Dataset records:
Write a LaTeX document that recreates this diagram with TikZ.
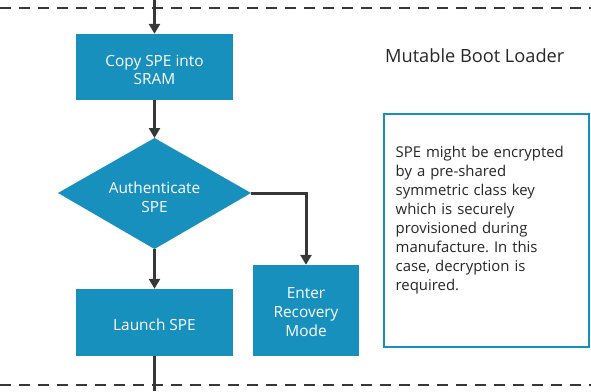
* * *
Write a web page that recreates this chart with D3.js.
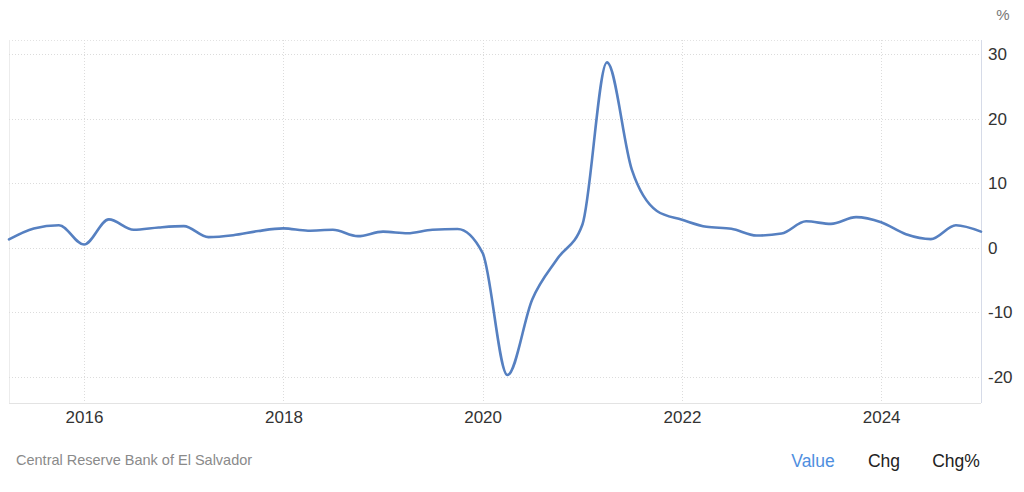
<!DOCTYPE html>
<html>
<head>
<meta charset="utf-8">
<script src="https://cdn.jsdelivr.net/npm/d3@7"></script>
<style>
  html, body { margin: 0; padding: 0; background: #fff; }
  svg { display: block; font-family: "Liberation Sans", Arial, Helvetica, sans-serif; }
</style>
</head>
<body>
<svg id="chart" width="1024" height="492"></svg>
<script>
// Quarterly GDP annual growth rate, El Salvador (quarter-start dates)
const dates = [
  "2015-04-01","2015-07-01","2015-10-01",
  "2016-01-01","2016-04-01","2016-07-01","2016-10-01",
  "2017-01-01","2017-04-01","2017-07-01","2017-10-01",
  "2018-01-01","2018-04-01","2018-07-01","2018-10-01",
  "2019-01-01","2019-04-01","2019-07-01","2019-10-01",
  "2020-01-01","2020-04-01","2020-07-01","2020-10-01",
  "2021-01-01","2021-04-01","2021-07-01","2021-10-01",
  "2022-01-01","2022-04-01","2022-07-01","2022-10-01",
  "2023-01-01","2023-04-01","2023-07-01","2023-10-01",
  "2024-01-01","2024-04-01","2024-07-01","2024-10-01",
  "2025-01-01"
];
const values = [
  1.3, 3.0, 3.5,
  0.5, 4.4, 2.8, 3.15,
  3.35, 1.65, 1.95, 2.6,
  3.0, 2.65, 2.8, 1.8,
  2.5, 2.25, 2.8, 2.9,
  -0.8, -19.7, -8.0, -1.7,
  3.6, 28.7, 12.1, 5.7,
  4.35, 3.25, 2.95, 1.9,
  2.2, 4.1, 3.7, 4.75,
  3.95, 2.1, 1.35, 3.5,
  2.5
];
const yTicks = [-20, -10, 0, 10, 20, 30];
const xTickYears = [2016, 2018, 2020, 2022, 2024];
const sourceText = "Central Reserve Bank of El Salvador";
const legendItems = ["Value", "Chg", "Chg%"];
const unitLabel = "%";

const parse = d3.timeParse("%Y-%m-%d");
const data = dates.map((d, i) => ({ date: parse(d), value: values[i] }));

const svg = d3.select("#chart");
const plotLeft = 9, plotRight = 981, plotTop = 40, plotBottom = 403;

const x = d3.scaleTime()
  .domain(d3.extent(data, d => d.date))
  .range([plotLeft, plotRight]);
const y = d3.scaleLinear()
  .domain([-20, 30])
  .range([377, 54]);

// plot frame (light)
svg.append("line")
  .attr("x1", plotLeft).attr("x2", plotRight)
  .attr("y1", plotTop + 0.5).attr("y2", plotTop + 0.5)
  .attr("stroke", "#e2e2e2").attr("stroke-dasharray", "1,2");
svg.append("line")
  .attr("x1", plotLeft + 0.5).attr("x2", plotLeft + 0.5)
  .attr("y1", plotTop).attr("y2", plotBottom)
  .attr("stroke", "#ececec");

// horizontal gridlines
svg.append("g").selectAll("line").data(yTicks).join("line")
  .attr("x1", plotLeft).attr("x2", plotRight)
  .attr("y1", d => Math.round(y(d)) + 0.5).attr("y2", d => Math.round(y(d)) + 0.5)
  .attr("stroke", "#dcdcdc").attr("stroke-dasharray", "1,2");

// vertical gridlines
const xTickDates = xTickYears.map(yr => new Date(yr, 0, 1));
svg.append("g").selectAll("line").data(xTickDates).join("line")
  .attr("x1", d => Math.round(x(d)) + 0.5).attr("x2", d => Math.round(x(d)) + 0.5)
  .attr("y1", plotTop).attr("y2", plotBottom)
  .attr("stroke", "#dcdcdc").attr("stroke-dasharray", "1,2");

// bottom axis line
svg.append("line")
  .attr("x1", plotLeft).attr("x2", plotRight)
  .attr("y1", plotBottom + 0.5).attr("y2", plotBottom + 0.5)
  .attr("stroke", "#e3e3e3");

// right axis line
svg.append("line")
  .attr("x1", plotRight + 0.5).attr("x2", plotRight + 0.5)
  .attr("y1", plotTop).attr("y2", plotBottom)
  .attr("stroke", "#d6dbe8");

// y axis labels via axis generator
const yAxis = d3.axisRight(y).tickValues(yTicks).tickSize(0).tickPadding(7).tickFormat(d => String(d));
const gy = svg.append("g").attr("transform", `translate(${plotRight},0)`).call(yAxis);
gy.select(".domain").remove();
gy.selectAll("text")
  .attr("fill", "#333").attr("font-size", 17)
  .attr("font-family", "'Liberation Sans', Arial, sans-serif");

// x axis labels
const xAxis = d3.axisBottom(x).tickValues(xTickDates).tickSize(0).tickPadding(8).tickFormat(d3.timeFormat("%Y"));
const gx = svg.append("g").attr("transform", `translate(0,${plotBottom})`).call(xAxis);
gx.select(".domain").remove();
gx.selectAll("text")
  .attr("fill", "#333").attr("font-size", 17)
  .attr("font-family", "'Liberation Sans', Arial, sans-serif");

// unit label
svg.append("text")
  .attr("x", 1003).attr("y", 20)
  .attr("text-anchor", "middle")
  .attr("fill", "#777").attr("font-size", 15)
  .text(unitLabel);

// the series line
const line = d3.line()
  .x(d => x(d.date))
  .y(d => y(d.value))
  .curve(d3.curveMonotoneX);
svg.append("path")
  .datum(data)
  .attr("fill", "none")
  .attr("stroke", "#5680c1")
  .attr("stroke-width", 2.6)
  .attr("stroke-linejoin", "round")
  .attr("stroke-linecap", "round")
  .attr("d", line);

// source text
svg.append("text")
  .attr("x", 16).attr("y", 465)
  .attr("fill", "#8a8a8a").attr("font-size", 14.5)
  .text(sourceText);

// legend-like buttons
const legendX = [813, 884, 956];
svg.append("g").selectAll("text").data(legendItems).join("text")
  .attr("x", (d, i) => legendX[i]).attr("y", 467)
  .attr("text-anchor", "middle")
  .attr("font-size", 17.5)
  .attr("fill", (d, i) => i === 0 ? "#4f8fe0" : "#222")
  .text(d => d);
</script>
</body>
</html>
--
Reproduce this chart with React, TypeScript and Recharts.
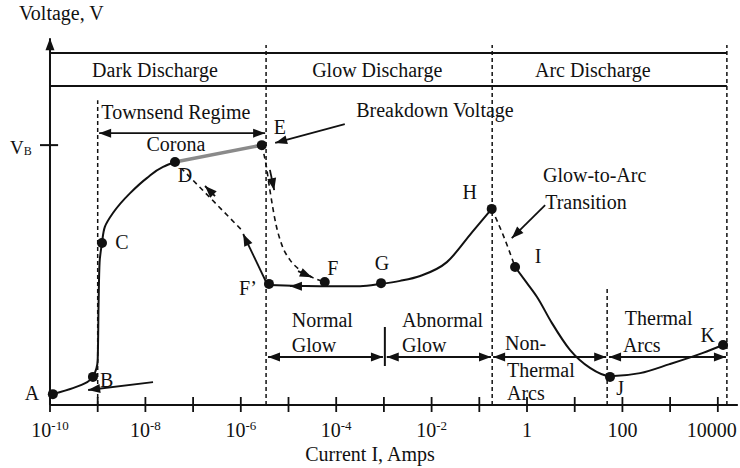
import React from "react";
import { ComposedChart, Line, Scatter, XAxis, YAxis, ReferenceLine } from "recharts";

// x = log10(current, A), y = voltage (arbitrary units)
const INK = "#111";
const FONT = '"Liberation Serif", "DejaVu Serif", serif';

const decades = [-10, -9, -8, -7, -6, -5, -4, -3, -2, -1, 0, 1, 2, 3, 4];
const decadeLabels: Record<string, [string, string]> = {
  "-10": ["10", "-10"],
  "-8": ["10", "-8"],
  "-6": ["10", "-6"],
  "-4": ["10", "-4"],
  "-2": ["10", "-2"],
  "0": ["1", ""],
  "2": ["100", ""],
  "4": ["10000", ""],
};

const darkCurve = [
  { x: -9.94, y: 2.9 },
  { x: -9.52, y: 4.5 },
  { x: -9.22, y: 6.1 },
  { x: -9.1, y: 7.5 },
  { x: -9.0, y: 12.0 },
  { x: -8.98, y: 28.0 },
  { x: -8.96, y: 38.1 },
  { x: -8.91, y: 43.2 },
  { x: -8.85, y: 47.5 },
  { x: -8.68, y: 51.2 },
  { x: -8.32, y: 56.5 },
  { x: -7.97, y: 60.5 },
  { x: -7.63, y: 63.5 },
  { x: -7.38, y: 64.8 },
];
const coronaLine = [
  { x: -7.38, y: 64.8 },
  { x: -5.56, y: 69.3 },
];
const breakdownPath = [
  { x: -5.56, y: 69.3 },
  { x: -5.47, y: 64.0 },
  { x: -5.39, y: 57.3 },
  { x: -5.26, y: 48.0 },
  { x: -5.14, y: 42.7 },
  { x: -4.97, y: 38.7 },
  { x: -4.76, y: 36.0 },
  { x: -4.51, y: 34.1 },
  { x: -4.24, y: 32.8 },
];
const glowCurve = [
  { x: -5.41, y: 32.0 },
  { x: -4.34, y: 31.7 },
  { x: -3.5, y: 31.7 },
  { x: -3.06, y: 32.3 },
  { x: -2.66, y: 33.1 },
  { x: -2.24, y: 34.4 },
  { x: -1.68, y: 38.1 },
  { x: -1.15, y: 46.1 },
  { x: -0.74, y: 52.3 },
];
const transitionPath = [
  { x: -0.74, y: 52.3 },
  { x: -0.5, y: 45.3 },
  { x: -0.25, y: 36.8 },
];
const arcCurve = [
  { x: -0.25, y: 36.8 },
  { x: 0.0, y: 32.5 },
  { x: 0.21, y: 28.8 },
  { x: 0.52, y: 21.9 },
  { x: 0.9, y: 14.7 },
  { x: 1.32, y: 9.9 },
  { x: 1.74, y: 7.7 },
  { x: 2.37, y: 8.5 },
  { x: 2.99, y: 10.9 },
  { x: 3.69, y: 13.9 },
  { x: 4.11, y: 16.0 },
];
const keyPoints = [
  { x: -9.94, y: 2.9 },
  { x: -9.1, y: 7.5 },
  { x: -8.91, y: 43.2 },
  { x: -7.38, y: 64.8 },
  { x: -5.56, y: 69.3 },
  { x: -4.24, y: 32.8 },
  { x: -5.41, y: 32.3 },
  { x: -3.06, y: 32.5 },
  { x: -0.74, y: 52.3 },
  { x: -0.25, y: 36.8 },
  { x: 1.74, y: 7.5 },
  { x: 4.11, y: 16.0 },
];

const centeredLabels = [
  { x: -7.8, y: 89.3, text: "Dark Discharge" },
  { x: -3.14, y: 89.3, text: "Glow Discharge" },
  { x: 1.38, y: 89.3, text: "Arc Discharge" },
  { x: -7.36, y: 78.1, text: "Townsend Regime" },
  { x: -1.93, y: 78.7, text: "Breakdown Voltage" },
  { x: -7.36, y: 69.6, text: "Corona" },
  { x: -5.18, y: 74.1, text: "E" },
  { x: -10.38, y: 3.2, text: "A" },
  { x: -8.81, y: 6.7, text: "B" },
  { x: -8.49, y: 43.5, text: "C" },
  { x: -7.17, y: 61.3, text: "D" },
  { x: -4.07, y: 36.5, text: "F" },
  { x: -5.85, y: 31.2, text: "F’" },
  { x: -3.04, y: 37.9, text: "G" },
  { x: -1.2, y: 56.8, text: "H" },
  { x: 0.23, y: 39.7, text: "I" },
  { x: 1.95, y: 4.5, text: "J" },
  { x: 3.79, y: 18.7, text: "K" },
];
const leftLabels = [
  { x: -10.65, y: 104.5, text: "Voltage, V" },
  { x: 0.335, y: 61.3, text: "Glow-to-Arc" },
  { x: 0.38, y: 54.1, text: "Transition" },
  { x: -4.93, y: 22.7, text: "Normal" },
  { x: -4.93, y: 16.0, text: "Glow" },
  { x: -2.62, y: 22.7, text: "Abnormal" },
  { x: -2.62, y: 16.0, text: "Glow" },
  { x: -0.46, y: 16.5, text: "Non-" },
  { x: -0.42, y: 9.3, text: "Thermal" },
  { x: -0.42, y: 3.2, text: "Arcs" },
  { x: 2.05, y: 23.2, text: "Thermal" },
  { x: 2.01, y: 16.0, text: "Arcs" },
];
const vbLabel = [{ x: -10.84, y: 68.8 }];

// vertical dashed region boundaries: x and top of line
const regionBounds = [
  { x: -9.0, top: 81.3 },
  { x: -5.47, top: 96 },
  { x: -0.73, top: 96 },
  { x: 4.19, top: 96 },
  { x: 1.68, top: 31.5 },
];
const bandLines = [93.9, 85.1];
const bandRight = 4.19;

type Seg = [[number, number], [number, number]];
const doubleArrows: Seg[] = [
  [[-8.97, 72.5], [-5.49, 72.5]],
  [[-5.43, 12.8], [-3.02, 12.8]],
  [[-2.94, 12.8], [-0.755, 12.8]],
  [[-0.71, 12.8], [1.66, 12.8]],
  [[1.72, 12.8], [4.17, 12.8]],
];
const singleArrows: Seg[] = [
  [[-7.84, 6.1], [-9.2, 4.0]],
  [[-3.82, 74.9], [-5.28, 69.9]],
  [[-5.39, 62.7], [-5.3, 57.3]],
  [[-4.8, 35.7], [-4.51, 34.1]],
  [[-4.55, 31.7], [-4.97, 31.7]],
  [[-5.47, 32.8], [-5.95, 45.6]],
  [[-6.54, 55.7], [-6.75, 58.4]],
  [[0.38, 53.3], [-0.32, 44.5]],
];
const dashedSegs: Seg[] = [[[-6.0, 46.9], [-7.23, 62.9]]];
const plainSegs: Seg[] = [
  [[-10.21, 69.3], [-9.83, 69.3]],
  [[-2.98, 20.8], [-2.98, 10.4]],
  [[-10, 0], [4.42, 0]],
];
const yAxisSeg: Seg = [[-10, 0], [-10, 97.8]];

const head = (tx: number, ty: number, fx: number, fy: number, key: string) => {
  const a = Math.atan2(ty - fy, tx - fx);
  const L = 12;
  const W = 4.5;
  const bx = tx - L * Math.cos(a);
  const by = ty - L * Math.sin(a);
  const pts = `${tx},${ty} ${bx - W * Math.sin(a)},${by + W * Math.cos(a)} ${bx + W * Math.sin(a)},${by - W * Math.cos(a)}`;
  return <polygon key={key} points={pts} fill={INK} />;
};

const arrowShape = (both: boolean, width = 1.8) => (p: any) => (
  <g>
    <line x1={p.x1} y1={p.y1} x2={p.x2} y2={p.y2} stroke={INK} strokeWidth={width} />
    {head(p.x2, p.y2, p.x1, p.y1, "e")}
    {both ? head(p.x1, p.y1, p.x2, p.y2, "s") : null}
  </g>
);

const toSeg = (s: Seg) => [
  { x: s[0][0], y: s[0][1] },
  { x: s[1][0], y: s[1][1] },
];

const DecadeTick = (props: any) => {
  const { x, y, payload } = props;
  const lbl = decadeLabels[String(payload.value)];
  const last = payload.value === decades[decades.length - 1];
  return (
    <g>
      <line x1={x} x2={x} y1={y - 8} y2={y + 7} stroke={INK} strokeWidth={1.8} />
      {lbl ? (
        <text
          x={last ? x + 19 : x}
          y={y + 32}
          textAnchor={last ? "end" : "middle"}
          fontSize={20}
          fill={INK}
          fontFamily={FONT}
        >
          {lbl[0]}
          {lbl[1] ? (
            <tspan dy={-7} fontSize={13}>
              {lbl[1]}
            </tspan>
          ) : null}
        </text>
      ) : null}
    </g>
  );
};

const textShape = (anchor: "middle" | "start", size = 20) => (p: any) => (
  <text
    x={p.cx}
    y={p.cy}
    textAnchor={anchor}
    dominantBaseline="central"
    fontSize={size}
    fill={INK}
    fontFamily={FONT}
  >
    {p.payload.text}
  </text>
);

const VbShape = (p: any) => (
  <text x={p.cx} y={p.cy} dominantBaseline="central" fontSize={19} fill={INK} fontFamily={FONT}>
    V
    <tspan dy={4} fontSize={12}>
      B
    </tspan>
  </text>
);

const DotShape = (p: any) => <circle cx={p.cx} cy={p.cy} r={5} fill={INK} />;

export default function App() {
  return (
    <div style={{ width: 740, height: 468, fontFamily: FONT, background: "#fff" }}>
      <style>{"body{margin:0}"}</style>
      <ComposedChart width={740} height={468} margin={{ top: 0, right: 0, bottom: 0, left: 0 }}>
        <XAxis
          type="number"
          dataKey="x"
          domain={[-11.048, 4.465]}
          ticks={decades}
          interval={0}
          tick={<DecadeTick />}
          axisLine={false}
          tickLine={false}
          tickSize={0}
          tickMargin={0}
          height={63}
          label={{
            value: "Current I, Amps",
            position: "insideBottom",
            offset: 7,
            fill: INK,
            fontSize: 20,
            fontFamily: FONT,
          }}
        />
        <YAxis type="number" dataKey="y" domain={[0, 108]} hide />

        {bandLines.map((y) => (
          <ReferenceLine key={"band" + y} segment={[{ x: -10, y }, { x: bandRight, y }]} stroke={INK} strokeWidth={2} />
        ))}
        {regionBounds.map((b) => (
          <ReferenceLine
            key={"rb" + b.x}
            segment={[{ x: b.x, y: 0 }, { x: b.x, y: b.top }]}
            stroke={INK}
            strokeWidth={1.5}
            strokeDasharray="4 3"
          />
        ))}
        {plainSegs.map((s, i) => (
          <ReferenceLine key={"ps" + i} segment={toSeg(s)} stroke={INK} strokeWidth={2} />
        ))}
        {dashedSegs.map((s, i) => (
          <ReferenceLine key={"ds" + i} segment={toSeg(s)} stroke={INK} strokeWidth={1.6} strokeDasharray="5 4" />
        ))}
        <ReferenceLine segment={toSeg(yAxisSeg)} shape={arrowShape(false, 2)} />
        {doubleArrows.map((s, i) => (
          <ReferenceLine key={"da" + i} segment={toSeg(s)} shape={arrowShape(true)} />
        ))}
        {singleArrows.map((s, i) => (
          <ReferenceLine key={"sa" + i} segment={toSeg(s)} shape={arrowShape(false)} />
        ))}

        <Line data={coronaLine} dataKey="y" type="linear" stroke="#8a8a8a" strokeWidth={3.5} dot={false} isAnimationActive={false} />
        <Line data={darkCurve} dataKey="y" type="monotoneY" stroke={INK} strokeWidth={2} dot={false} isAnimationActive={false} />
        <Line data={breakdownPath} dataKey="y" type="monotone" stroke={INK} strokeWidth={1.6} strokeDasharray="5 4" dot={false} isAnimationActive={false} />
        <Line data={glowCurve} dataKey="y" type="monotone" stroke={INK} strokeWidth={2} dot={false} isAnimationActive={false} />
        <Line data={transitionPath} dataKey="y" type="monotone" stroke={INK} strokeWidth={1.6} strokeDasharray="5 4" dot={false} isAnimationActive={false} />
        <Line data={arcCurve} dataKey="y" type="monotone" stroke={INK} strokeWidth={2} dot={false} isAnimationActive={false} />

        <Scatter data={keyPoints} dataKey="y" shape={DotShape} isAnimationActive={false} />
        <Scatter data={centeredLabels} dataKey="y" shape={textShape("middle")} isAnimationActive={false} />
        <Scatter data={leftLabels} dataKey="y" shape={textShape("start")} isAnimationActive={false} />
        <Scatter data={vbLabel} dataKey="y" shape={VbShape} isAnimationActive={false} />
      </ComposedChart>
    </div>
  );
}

Required work: Give only the lines from the one with "Reproduce this chart" to the one with "XAxis, YAxis, ReferenceLine", both included, again and exactly; leave the images out.

Task result:
Reproduce this chart with React, TypeScript and Recharts.
import React from "react";
import { ComposedChart, Line, Scatter, XAxis, YAxis, ReferenceLine } from "recharts";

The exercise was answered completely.